The new African Union (A-U) will go into existence next week, replacing the Organization of African Unity. A key project of the new group is likely to be the NEPAD program for African economic development. But not everyone is enthusiastic.
The New Economic Program for African Development, known as NEPAD, is a plan born in Africa, developed by the leaders of South Africa, Nigeria, Senegal and Algeria. It pledges that African nations will hold themselves to principles of good governance and democracy. In return, they ask for trade and investment, not aid, from the industrialized world.
John Stremlau teaches international relations at the University of the Witwatersrand in Johannesburg. He calls NEPAD Africa's best hope for development.
He says, "The NEPAD proposal is a defining moment in post-colonial Africa because it's a made-in-Africa initiative that is pointing in the direction of mutual accountability, thereby having the African states uphold principles of good governance, political and economic, and commit to regional cooperation, while expecting in return the industrial countries to reward that behavior."
Some onlookers remain skeptical about whether NEPAD will really work. The U-N special envoy for H-I-V and AIDS, for example, complains that the program does little to address the AIDS epidemic, on a continent where more than 25-million people are H-I-V-positive.
Other critics say they fear some African states are not serious about the task at the center of the program. Under NEPAD, Africans are supposed to hold each other to standards of democracy and good governance. But just a few months ago, African leaders largely accepted a presidential election in Zimbabwe that most of the rest of the world condemned as fatally flawed.
Professor Stremlau says the developed world may not believe that Africans are really willing to police themselves.
He says, "We know, given the record of Africa over the last 30 years and given the current state of several countries, that making that credible, so the donors then back it up, is going to be very difficult.
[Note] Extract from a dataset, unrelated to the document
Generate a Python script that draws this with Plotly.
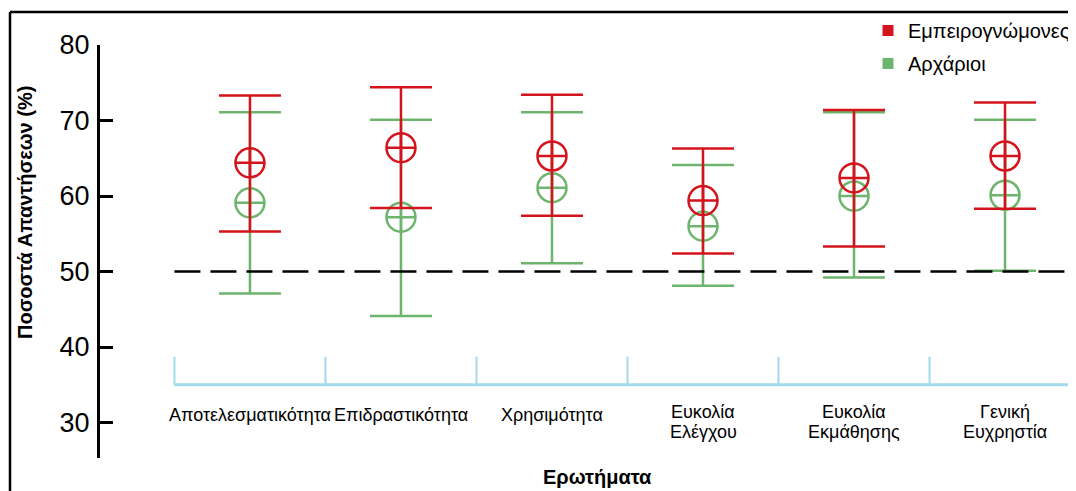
import plotly.graph_objects as go

# categories (questions)
questions = ["Αποτελεσματικότητα", "Επιδραστικότητα", "Χρησιμότητα",
             "Ευκολία<br>Ελέγχου", "Ευκολία<br>Εκμάθησης", "Γενική<br>Ευχρηστία"]

# experts: mean, upper and lower ends of the interval
expert_mean = [64.4, 66.4, 65.3, 59.4, 62.4, 65.3]
expert_high = [73.3, 74.4, 73.4, 66.3, 71.4, 72.4]
expert_low = [55.3, 58.4, 57.4, 52.4, 53.3, 58.3]

# novices
novice_mean = [59.1, 57.2, 61.1, 56.0, 60.0, 60.1]
novice_high = [71.1, 70.1, 71.1, 64.1, 71.1, 70.1]
novice_low = [47.1, 44.1, 51.1, 48.1, 49.2, 50.1]

yticks = [30, 40, 50, 60, 70, 80]
ref_value = 50

RED = "#d4141c"
GREEN = "#6db56d"
BLUE = "#a3d9ea"
FONT = "Liberation Sans, Arial, sans-serif"
NARROW = "Liberation Sans Narrow, Arial Narrow, sans-serif"

xs = list(range(len(questions)))
xmin, xmax = -0.993, 5.47
ymin, ymax = 25.3, 80

# the page body adds an 8px offset, so the figure is laid out 8px up/left
PW, PH = 976, 413  # plot area size in px


def series(mean, high, low, color):
    return go.Scatter(
        x=xs, y=mean, mode="markers", showlegend=False,
        marker=dict(symbol="circle-cross-open", size=29, color=color,
                    line=dict(width=2.5, color=color)),
        error_y=dict(type="data", symmetric=False,
                     array=[h - m for h, m in zip(high, mean)],
                     arrayminus=[m - l for m, l in zip(mean, low)],
                     color=color, thickness=2.5, width=31),
    )


fig = go.Figure()
fig.add_trace(series(novice_mean, novice_high, novice_low, GREEN))
fig.add_trace(series(expert_mean, expert_high, expert_low, RED))

# legend entries with square symbols
for name, color, grp in [("Εμπειρογνώμονες", RED, "a"), ("Αρχάριοι", GREEN, "b")]:
    fig.add_trace(go.Scatter(x=[None], y=[None], mode="markers", name=name,
                             legendgroup=grp,
                             marker=dict(symbol="square", size=11, color=color)))

# reference dashed line
fig.add_shape(type="line", xref="x", yref="y", x0=-0.5, x1=xmax, y0=ref_value, y1=ref_value,
              line=dict(color="black", width=2.5, dash="26px,10px"))

# light blue category brackets
base_y, top_y = 35.0, 38.7
fig.add_shape(type="line", xref="x", yref="y", x0=-0.5, x1=xmax, y0=base_y, y1=base_y,
              line=dict(color=BLUE, width=3))
for i in range(len(questions) + 1):
    b = i - 0.5
    if b < xmax:
        fig.add_shape(type="line", xref="x", yref="y", x0=b, x1=b, y0=base_y, y1=top_y,
                      line=dict(color=BLUE, width=2))

# category labels (lines placed one by one for tighter spacing)
label_y = 31.0
for x, q in zip(xs, questions):
    lines = q.split("<br>")
    shifts = [0] if len(lines) == 1 else [3, -17]
    for line, sh in zip(lines, shifts):
        fig.add_annotation(x=x, y=label_y, xref="x", yref="y", text=line, showarrow=False,
                           yanchor="middle", yshift=sh,
                           font=dict(family=NARROW, size=18, color="black"))

# frame (top and left)
fig.add_shape(type="line", xref="paper", yref="paper", x0=-90 / PW, x1=1.01, y0=1 + 33 / PH, y1=1 + 33 / PH,
              line=dict(color="black", width=2.5))
fig.add_shape(type="line", xref="paper", yref="paper", x0=-90 / PW, x1=-90 / PW, y0=1 + 33 / PH, y1=-0.09,
              line=dict(color="black", width=2.5))

# axis titles
fig.add_annotation(x=-75 / PW, y=(413 - 168) / PH, xref="paper", yref="paper",
                   xanchor="center", yanchor="middle",
                   text="<b>Ποσοστά Απαντήσεων (%)</b>", textangle=-90, showarrow=False,
                   font=dict(family=FONT, size=20, color="black"))
fig.add_annotation(x=497 / PW, y=-19 / PH, xref="paper", yref="paper",
                   xanchor="center", yanchor="middle",
                   text="<b>Ερωτήματα</b>", showarrow=False,
                   font=dict(family=FONT, size=20, color="black"))

fig.update_layout(
    width=1068, height=483,
    margin=dict(l=92, r=0, t=37, b=33, autoexpand=False),
    plot_bgcolor="white", paper_bgcolor="white",
    font=dict(family=FONT, color="black"),
    xaxis=dict(range=[xmin, xmax], showgrid=False, zeroline=False,
               showticklabels=False, showline=False, ticks=""),
    yaxis=dict(range=[ymin, ymax], tickvals=yticks, showgrid=False, zeroline=False,
               showline=True, linecolor="black", linewidth=3,
               ticks="inside", ticklen=13, tickwidth=3, tickcolor="black",
               ticklabelstandoff=2, automargin=False,
               tickfont=dict(family=FONT, size=27, color="black")),
    legend=dict(x=768 / PW, y=1 + 34 / PH, xanchor="left", yanchor="top",
                bgcolor="rgba(0,0,0,0)", tracegroupgap=4,
                font=dict(family=FONT, size=20, color="black")),
    showlegend=True,
)

fig.write_html("out.html")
But it's a start to a very important new direction in post-colonial African history."
South African President Thabo Mbeki has emerged as the main spokesman for NEPAD in the West. But he still has to sell the idea not only to Western nations, but to skeptics at home. One vocal critic of NEPAD is none other than the president's brother, Moeletsi Mbeki, who is also the deputy chairman of the South African Institute of International Affairs.
He says, "I think democracy is good for Africa, it's good for most people as a form of government. And African governments must first perceive themselves as accountable to African populations, and not to the World Bank. You see the concept of NEPAD is that African governments are accountable to the donors and are accountable to foreign Western governments, and not accountable to us, the citizens."
Moeletsi Mbeki believes NEPAD reinforces the dependency of African nations on the West, rather than helping them break it.
"If I were NEPAD, I would have, after drawing up NEPAD, I would have said, OK, this is an African project, for five years we are going to implement it ourselves."
Mr. Mbeki says a major problem for African development is capital flight. People make money by exploiting the continent's rich natural resources, but then take the proceeds to Europe or America. He says Africans themselves are just as guilty of that as Westerners.
Mr. Mbeki says the solution to capital flight is not going to the West to get more capital. Rather, it is finding a way to keep the capital in Africa in the first place. He challenges his brother and other African leaders to come up with new ideas that focus on Africa, rather than the West.
But NEPAD's proponents believe the program does focus on Africa, and will give the continent its best chance to level the playing field. South African Trade and Industry Minister Alec Erwin spoke to the South African state radio.
"Firstly, on NEPAD, I think what's important [is] it's not a magic formula. It's a set of very carefully thought through steps that we all have to follow. And if we follow them well and do them correctly, we will bring about development in Africa," he says.
Mr. Erwin says NEPAD is an African initiative, and if it fails to work, African nations will have only themselves to blame. But, he says, there is plenty of African talent and intelligence to draw upon, and he believes Africans should have confidence in their abilities to overcome their own problems.